All of these difficulties would have to have been resolved in the plays' finished texts.

==Genre==
This view of The Downfall and The Death as, to some significant degree, unfinished works in their existing texts, has a bearing on perceptions of the plays' artistic quality and their deficiencies. In Munday's Robin Hood plays, "Motivation is scanty, inner conflict is barely hinted at, and qualities are painted in with primary colors...not much attention is paid to cause and effect. Intrigues are begun and quickly forgotten, important episodes seem to be omitted completely, and diversions frequently have precedence over any logical sequence of events."

Some of these problems could have been remedied or at least palliated in the final versions. Yet some of these traits are inherent in the dramatic form and genre in which Munday worked. The plays "have been strongly criticized as unsatisfactory mixtures of folk tale, melodrama, and farce," when they should be considered as "primarily romances" – "not chronicle plays nor pastoral comedy mixed with tragedy of blood...." As romances, comparable to the romances of Robert Greene and to Shakespeare's late plays, the Munday works show more sense and coherence.

To a substantial degree, the two works form a single whole, a "two-part play." Like other works of this type, Munday's double play employs a dichotomy of dramatic forms: the first part moves "in a comic direction," or "at least toward reconciliation," while the second bends "in a tragic direction."

==Other plays==
The story of Robin Hood was integral to English folklore, and Munday was far from the first or only dramatist of his time to exploit it. The most prominent Robin Hood play of Munday's era was George a Greene, the Pinner of Wakefield, registered in 1595 and printed in 1599. This anonymous work has often been attributed to Robert Greene. The anonymous Look About You (1599?; printed 1600) also features Robin Hood; one researcher has ascribed it to Munday, or Chettle, or both.

An early Robin Hood play, author unknown, was printed in 1560. An anonymous Robin Hood and Little John (1594) has not survived. William Haughton worked on a Robin Hood's Pennyworths around 1600, but apparently left it unfinished.

In turn, Robert Davenport based his later play King John and Matilda (published 1655) securely on The Death. Some critics have called Davenport's play a mere rewriting of Munday's.

During the Restoration, a drama titled Robin Hood and His Crew of Soldiers was acted at Nottingham on the day of King Charles II's coronation.

==Admiral's drama==
In Shakespeare's generation, the Admiral's Men were the primary competitors with Shakespeare's company, the Lord Chamberlain's/King's Men. In the years from 1594 to 1602, the two companies were the only ones allowed permanent residence in London.
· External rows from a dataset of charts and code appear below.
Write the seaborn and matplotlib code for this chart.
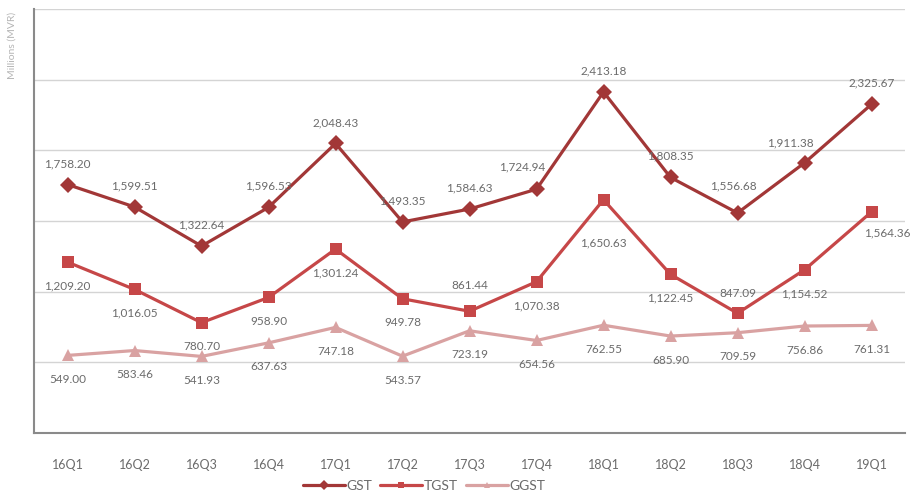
import pandas as pd
import numpy as np
import matplotlib
matplotlib.use("Agg")
import matplotlib.pyplot as plt
import seaborn as sns

# data
quarters = ["16Q1", "16Q2", "16Q3", "16Q4", "17Q1", "17Q2", "17Q3", "17Q4",
            "18Q1", "18Q2", "18Q3", "18Q4", "19Q1"]
gst = [1758.20, 1599.51, 1322.64, 1596.53, 2048.43, 1493.35, 1584.63, 1724.94,
       2413.18, 1808.35, 1556.68, 1911.38, 2325.67]
tgst = [1209.20, 1016.05, 780.70, 958.90, 1301.24, 949.78, 861.44, 1070.38,
        1650.63, 1122.45, 847.09, 1154.52, 1564.36]
ggst = [549.00, 583.46, 541.93, 637.63, 747.18, 543.57, 723.19, 654.56,
        762.55, 685.90, 709.59, 756.86, 761.31]

series = {"GST": gst, "TGST": tgst, "GGST": ggst}
df = pd.concat([pd.DataFrame({"quarter": quarters, "value": v, "series": k})
                for k, v in series.items()], ignore_index=True)

colors = {"GST": "#a23737", "TGST": "#c64748", "GGST": "#d9a2a2"}
markers = {"GST": "D", "TGST": "s", "GGST": "^"}

# label offsets in pixels (dx, dy)
gst_off = [(0, 21)] * 13
gst_off[7] = (-14, 22)
gst_off[10] = (-4, 27)
gst_off[11] = (-14, 20)
tgst_off = [(0, -24)] * 13
tgst_off[6] = (0, 26)
tgst_off[8] = (0, -43)
tgst_off[10] = (0, 20)
tgst_off[12] = (16, -21)
ggst_off = [(0, -24)] * 13
offsets = {"GST": gst_off, "TGST": tgst_off, "GGST": ggst_off}

sns.set_style("white")
plt.rcParams["font.family"] = ["Lato", "DejaVu Sans"]

fig = plt.figure(figsize=(9.12, 4.95), dpi=100)
ax = fig.add_axes([34 / 912, 1 - 433 / 495, 871 / 912, 424 / 495])

sns.lineplot(data=df, x="quarter", y="value", hue="series", style="series",
             palette=colors, markers=markers, dashes=False, linewidth=2.3,
             markersize=8, markeredgewidth=0, ax=ax, sort=False)

for name, vals in series.items():
    for i, v in enumerate(vals):
        dx, dy = offsets[name][i]
        ax.annotate(f"{v:,.2f}", (i, v), xytext=(dx, dy), textcoords="offset pixels",
                    ha="center", va="center", fontsize=8.5, color="#6b6b6b",
                    annotation_clip=False)

ax.set_xlim(-0.5, 12.5)
ax.set_ylim(0, 3000)
ax.set_yticks(np.arange(0, 3001, 500))
ax.set_yticklabels([])
ax.yaxis.grid(True, color="#d4d4d4", linewidth=1)
ax.set_axisbelow(True)
ax.set_xticks(range(13))
ax.set_xticklabels(quarters)
ax.set_xticks(np.arange(-0.5, 13, 1), minor=True)
ax.tick_params(axis="x", which="major", length=0, pad=19, labelsize=9, colors="#6b6b6b")
ax.tick_params(axis="x", which="minor", length=5, width=1.5, color="#8a8a8a", direction="out")
ax.tick_params(axis="y", length=6, width=1.5, color="#8a8a8a", direction="out")
ax.set_xlabel("")
ax.set_ylabel("")
for s in ["top", "right"]:
    ax.spines[s].set_visible(False)
for s in ["left", "bottom"]:
    ax.spines[s].set_color("#8a8a8a")
    ax.spines[s].set_linewidth(1.5)

fig.text(12 / 912, 1 - 45 / 495, "Millions (MVR)", rotation=90, ha="center", va="center",
         fontsize=7.5, color="#b5b5b5")

handles, labels = ax.get_legend_handles_labels()
ax.get_legend().remove()
fig.legend(handles, labels, loc="center", bbox_to_anchor=(424 / 912, 1 - 486 / 495),
           ncol=3, frameon=False, fontsize=10, handlelength=3.0, handletextpad=0.1,
           columnspacing=0.6, markerscale=0.6, labelcolor="#6b6b6b")

fig.savefig("out.png", dpi=100)
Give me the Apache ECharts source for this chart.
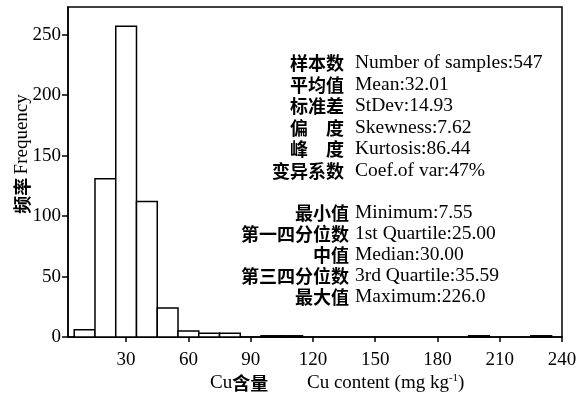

The Admiral's Men performed two early works by George Chapman, and Thomas Middleton's The Roaring Girl; most of their plays, though, were written by a coterie of house playwrights, regularly employed by manager Henslowe. These writers sometimes collaborated in teams of three, four, or even five per play. Henslowe's Diary preserves the titles of dozens of plays written by Chettle, Haughton, Thomas Dekker, John Day, Michael Drayton, Richard Hathwaye, and others. A huge body of this work has disappeared, lost to history; out of the thirty plays Henslowe ordered from his house dramatists in 1598, only Munday's Huntington plays survive. Along with a few other survivors, like Sir John Oldcastle or Haughton's Englishmen for My Money, they illustrate what a whole style of drama was like.